Essentially, the Jury believes that CBDCs will happen, but not that there are tangible benefits for much of the industry nor end users.
“In the payments industry there have long been competing ideas on what will be the ‘Next Big Thing’, particularly as many good ideas fail to achieve the scale to operate economically. As such, what is surprising about the 2022 Payments Innovation Jury is the level of consensus achieved in almost all areas, from the future of BNPL to the end user benefits of CBDCs,” said John Chaplin, Founder and Chairman of the Payments Innovation Jury.
The report also found payment data is still not being utilised to its full advantage, with the exception of fraud control.
Regulatory restrictions on the use of personal data are leaving the field largely clear for a small number of global bigtechs who have better technology and a different business model than conventional payment providers.
Regulation is a key area of focus according to the report. In terms of which initiatives regulators should prioritise to promote innovation, the establishment of payment institution licenses with lower regulatory capital than full-service banks was seen as most effective, with sandboxes not being viewed as impactful.
The two areas of payments innovation where the Jury feel reality will diverge most from the promises were cryptocurrency and Buy Now Pay Later (BNPL), with BNPL usage set to increase in the short/medium term because of strong benefits for consumers and merchants.
However, its rapid expansion is likely to be a short-term phenomenon in the face of future regulation and rising credit losses.
There was an almost even split between whether Banking as a Service (BaaS) is a technology model or a business model.
Hopes that traditional banks would benefit seem largely misplaced, as it is a new generation of specialist platform providers that are leading the charge.
The 2022 Payments Innovation Jury whose expert insights and perspectives essentially drove the report was made up of 79 senior payments leaders across 30 different markets.
A significant number of senior regulators and investors were recruited to the Jury for the first time since the inception of the report in 2008 to give it an all-inclusive 360-degree picture.
They joined national payments companies, banks, FinTechs, and payments policy bodies. Importantly, all Jury members participate on an anonymous basis to allow them to speak freely, unencumbered by the innovation priorities of their current organisations.
“It has been incredibly rewarding to gather the insights of 79 of the most senior players shaping the global payments industry whose views are curated in this report.
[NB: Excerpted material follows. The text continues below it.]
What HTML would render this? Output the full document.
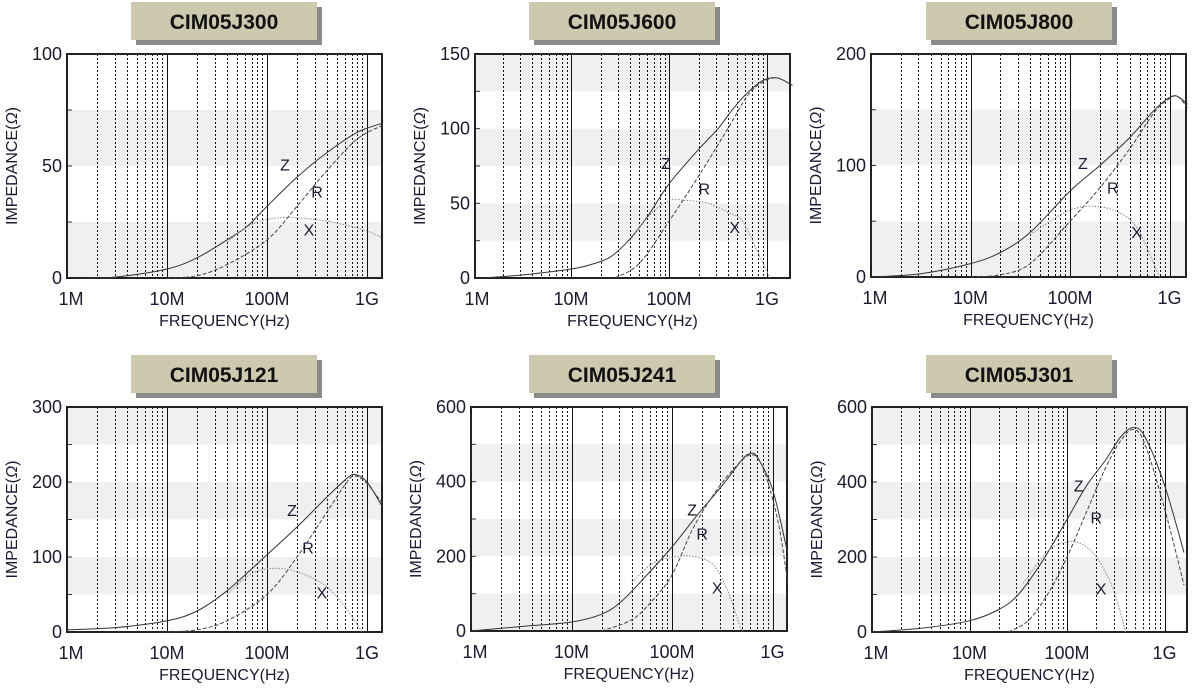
<!DOCTYPE html><html><head><meta charset="utf-8"><style>
body{margin:0;background:#fff;width:1192px;height:689px;overflow:hidden}
svg text{font-family:"Liberation Sans",sans-serif;fill:#1a1a30}
</style></head><body>
<svg id="s" width="1192" height="689" xmlns="http://www.w3.org/2000/svg"></svg>
<script>
const S=document.getElementById('s');let h='';
const charts=[
{t:'CIM05J300',tx:131,L:67,T:54,R:382,B:278,x0:67,d:100,ym:100,n:4,g:[0,2],lab:['0','50','100'],
Z:[[0.2,0],[0.5,0.5],[1,4],[1.3,9],[1.6,17],[1.8,23],[2,32],[2.3,45],[2.6,56],[2.9,65],[3.15,69]],
Rr:[[1,0],[1.3,1],[1.6,6],[2,17],[2.3,32],[2.6,48],[2.9,62],[3.15,68]],
X:[[1.6,16],[1.85,24],[2.15,27],[2.5,26],[2.75,24],[3,21],[3.15,18]],
lz:[2.18,48],lr:[2.5,36],lx:[2.42,19]},
{t:'CIM05J600',tx:529,L:475,T:54,R:790,B:278,x0:473,d:98,ym:150,n:6,g:[1,3,5],lab:['0','50','100','150'],
Z:[[0.1,0],[0.5,2],[1,6],[1.2,9],[1.4,14],[1.6,26],[1.8,43],[2,63],[2.3,86],[2.5,100],[2.65,113],[2.8,124],[2.95,132],[3.1,134],[3.26,129]],
Rr:[[1.45,0],[1.7,10],[2,38],[2.3,68],[2.6,100],[2.8,122],[2.95,131],[3.1,134],[3.26,129]],
X:[[1.6,25],[1.8,42],[2,52],[2.15,52],[2.4,50],[2.6,44],[2.75,38],[2.9,18],[3.03,0]],
lz:[1.97,73],lr:[2.36,56],lx:[2.67,30]},
{t:'CIM05J800',tx:926,L:871,T:54,R:1186,B:277,x0:871,d:99.5,ym:200,n:4,g:[0,2],lab:['0','100','200'],
Z:[[0,0],[0.5,3],[1,12],[1.3,22],[1.6,40],[2,77],[2.3,100],[2.6,125],[2.85,150],[3,161],[3.08,162],[3.18,155]],
Rr:[[1,0],[1.3,2],[1.6,12],[2,50],[2.3,80],[2.6,115],[2.85,148],[3,160],[3.08,162],[3.18,152]],
X:[[1.6,38],[2,60],[2.3,63],[2.55,55],[2.7,40],[2.85,10],[2.9,0]],
lz:[2.13,97],lr:[2.43,75],lx:[2.67,35]},
{t:'CIM05J121',tx:131,L:67,T:407,R:382,B:632,x0:67,d:100,ym:300,n:6,g:[1,3,5],lab:['0','100','200','300'],
Z:[[0,3],[0.5,6],[1,15],[1.3,28],[1.6,55],[2,103],[2.3,140],[2.6,180],[2.8,205],[2.88,210],[3,200],[3.15,168]],
Rr:[[1,0],[1.3,3],[1.6,15],[2,50],[2.3,100],[2.6,160],[2.8,200],[2.88,208],[3,198],[3.15,172]],
X:[[1.6,50],[1.85,78],[2.1,85],[2.35,78],[2.6,60],[2.8,30],[2.95,0]],
lz:[2.25,155],lr:[2.41,105],lx:[2.55,45]},
{t:'CIM05J241',tx:529,L:471,T:407,R:787,B:631,x0:471,d:100.5,ym:600,n:6,g:[0,2,4],lab:['0','200','400','600'],
Z:[[0,0],[0.5,12],[1,24],[1.3,45],[1.5,80],[1.75,150],[2,225],[2.25,310],[2.5,390],[2.7,460],[2.78,475],[2.85,465],[3,380],[3.15,210]],
Rr:[[1.3,0],[1.6,30],[1.8,80],[2,150],[2.2,270],[2.4,360],[2.6,430],[2.78,472],[2.9,440],[3.05,300],[3.15,135]],
X:[[1.6,130],[1.8,180],[2,197],[2.2,200],[2.4,180],[2.55,110],[2.68,10],[2.7,0]],
lz:[2.2,310],lr:[2.3,245],lx:[2.45,100]},
{t:'CIM05J301',tx:926,L:872,T:407,R:1187,B:632,x0:872,d:97.5,ym:600,n:6,g:[1,3,5],lab:['0','200','400','600'],
Z:[[0,0],[0.5,10],[1,30],[1.3,60],[1.5,100],[1.75,190],[2,300],[2.2,390],[2.4,460],[2.55,520],[2.68,545],[2.8,520],[3,392],[3.2,212]],
Rr:[[1.4,0],[1.6,30],[1.8,100],[2,200],[2.2,320],[2.4,440],[2.55,510],[2.68,540],[2.8,500],[3,330],[3.2,125]],
X:[[1.55,130],[1.8,215],[2,240],[2.15,235],[2.3,200],[2.45,130],[2.55,50],[2.6,0]],
lz:[2.12,375],lr:[2.3,290],lx:[2.35,100]}
];
function spline(p){let s='M'+p[0][0].toFixed(1)+','+p[0][1].toFixed(1);
for(let i=0;i<p.length-1;i++){const p0=p[i-1]||p[i],p1=p[i],p2=p[i+1],p3=p[i+2]||p2;
const c1=[p1[0]+(p2[0]-p0[0])/6,p1[1]+(p2[1]-p0[1])/6],c2=[p2[0]-(p3[0]-p1[0])/6,p2[1]-(p3[1]-p1[1])/6];
s+=' C'+c1.map(v=>v.toFixed(1))+' '+c2.map(v=>v.toFixed(1))+' '+p2.map(v=>v.toFixed(1));}return s;}
for(const c of charts){
const W=c.R-c.L,H=c.B-c.T,bh=H/c.n;
const px=x=>Math.min(c.R,Math.max(c.L,c.x0+x*c.d)), py=v=>c.B-v/c.ym*H;
h+=`<rect x="${c.tx+5}" y="${c.T-47}" width="186" height="38" fill="#8a8a8a"/>`;
h+=`<rect x="${c.tx}" y="${c.T-52}" width="186" height="38" fill="#cdc9ae"/>`;
h+=`<text x="${c.tx+93}" y="${c.T-25}" font-size="21" font-weight="bold" text-anchor="middle" style="fill:#111">${c.t}</text>`;
for(let i=0;i<c.n;i++){if(c.g.includes(i))h+=`<rect x="${c.L}" y="${c.B-(i+1)*bh}" width="${W}" height="${bh}" fill="#f0f0f0"/>`;
if(i>0)h+=`<line x1="${c.L}" x2="${c.L+5}" y1="${c.B-i*bh}" y2="${c.B-i*bh}" stroke="#333"/>`;}
for(let dd=0;dd<4;dd++)for(let k=1;k<=9;k++){const x=c.x0+(dd+Math.log10(k))*c.d;if(x>=c.R-1||x<=c.L+1)continue;
const xr=Math.round(x)+0.5;
h+=k==1?`<line x1="${xr}" x2="${xr}" y1="${c.T}" y2="${c.B}" stroke="#111" stroke-width="1"/>`:`<line x1="${xr}" x2="${xr}" y1="${c.T}" y2="${c.B}" stroke="#111" stroke-width="1" stroke-dasharray="2,2"/>`;}
h+=`<rect x="${c.L}" y="${c.T}" width="${W}" height="${H}" fill="none" stroke="#222" stroke-width="2"/>`;
const m=a=>a.map(p=>[c.x0+p[0]*c.d,py(p[1])]);
h+=`<path d="${spline(m(c.Z))}" fill="none" stroke="#333" stroke-width="1"/>`;
h+=`<path d="${spline(m(c.Rr))}" fill="none" stroke="#444" stroke-width="1" stroke-dasharray="4,2"/>`;
h+=`<path d="${spline(m(c.X))}" fill="none" stroke="#888" stroke-width="1" stroke-dasharray="1.5,1.5"/>`;
h+=`<text x="${px(c.lz[0])}" y="${py(c.lz[1])}" font-size="16" text-anchor="middle">Z</text>`;
h+=`<text x="${px(c.lr[0])}" y="${py(c.lr[1])}" font-size="16" text-anchor="middle">R</text>`;
h+=`<text x="${px(c.lx[0])}" y="${py(c.lx[1])}" font-size="16" text-anchor="middle">X</text>`;
c.lab.forEach((l,i)=>{const y=c.B-i*(H/(c.lab.length-1));h+=`<text x="${c.L-5}" y="${y+6}" font-size="18" text-anchor="end">${l}</text>`;});
['1M','10M','100M','1G'].forEach((l,i)=>h+=`<text x="${c.x0+i*c.d+(i==0?4:0)}" y="${c.B+27}" font-size="18" text-anchor="middle">${l}</text>`);
h+=`<text x="${(c.L+c.R)/2}" y="${c.B+48}" font-size="16" text-anchor="middle">FREQUENCY(Hz)</text>`;
h+=`<text transform="translate(${c.L-50},${(c.T+c.B)/2}) rotate(-90)" font-size="16" text-anchor="middle">IMPEDANCE(<tspan font-style="italic">Ω</tspan>)</text>`;
}
S.innerHTML=h;
</script></body></html>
The patronage of the World Bank, Interswitch and Global Processing Services allows us to operate on a not-for-profit basis and distribute the report free of charge to anyone with an interest in the future of innovation in the payments industry,” PIJ chairman John Chaplin added.
Interswitch CEO Mitchell Elegbe said this edition coincides with the 20th anniversary of Interswitch’s inception, noting that at such a significant milestone in the company’s journey as a front-row contributor to payment innovation in Africa, Interswitch has once again had the privilege of supporting this worthy initiative that is facilitating balanced appraisal and better understanding of the payments industry as it continues to evolve.